The University of California Office of the President released a statement thanking Newsom for “the largest state investment in UC’s history ” and that the funding “includes more than $506 million in ongoing funding for core campus operations, student needs and medical training.”
The statement also says that the additional support from the governor’s “one time funding” will help support the expansion of healthcare to underserved communities and “foster diversity through the UC Prime Program,” a medical school program that not only tailors a training programs for students who want to pursue a career in medicine but focuses on encouraging students from “underserved communities to pursue a medical degree.”
“UCLA flaunted that they got $5.4 billion in donations last year for the 100th anniversary, but where is that money now? Especially during the pandemic and people needing relief funds,” Kandrex Millones, a third year mathematics major at the University of California Los Angeles (USC) told Scriberr News.
Millones said she would like to see the funds allocated to “students with a low expected family contribution, distributions of funds for underrepresented student orgs/clubs, foster youth, and work study students instead of directing the majority of it to maintaining their athletes.”
In addition, the funding will also increase technology help and expand funding to provide mental health support for students.
Previously, the UC schools experienced about a $2 billion loss in funding due to the pandemic, such as a decrease of $106.4 million of the general fund for the CAl grant program, and a decrease of $5.1 million for the general fund for the Former and Current Foster Youth Access Award. Students have their own ideas about what their schools should do with the surplus of money.

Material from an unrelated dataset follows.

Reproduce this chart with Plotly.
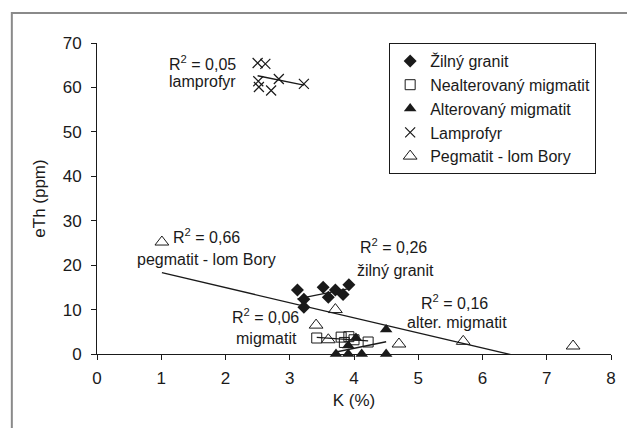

Bailey Nantis, an incoming first year at the University of Los Angeles California (UCLA) majoring in neuroscience, told Scriberr News she believes a portion of the money “should be allocated to undergraduate research so that students are able to gain experience conducting extensive research projects.”
Nantis said that not only does undergraduate research “give students the opportunity to build on their knowledge and attempt to make an impact, but it also acts as a learning tool for students to build transferable skills, and learn to defend their work.”
Sara Balasuriya, an incoming first year at UC Davis majoring in Human Development believes that “a good use of the new funding to the UC’s would be to allocate the money towards more scholarships to make the UC’s more affordable for more students.”
“This would include things like tuition, housing, and even study abroad, because everyone deserves that experience,” Balasuriya told Scriberr News.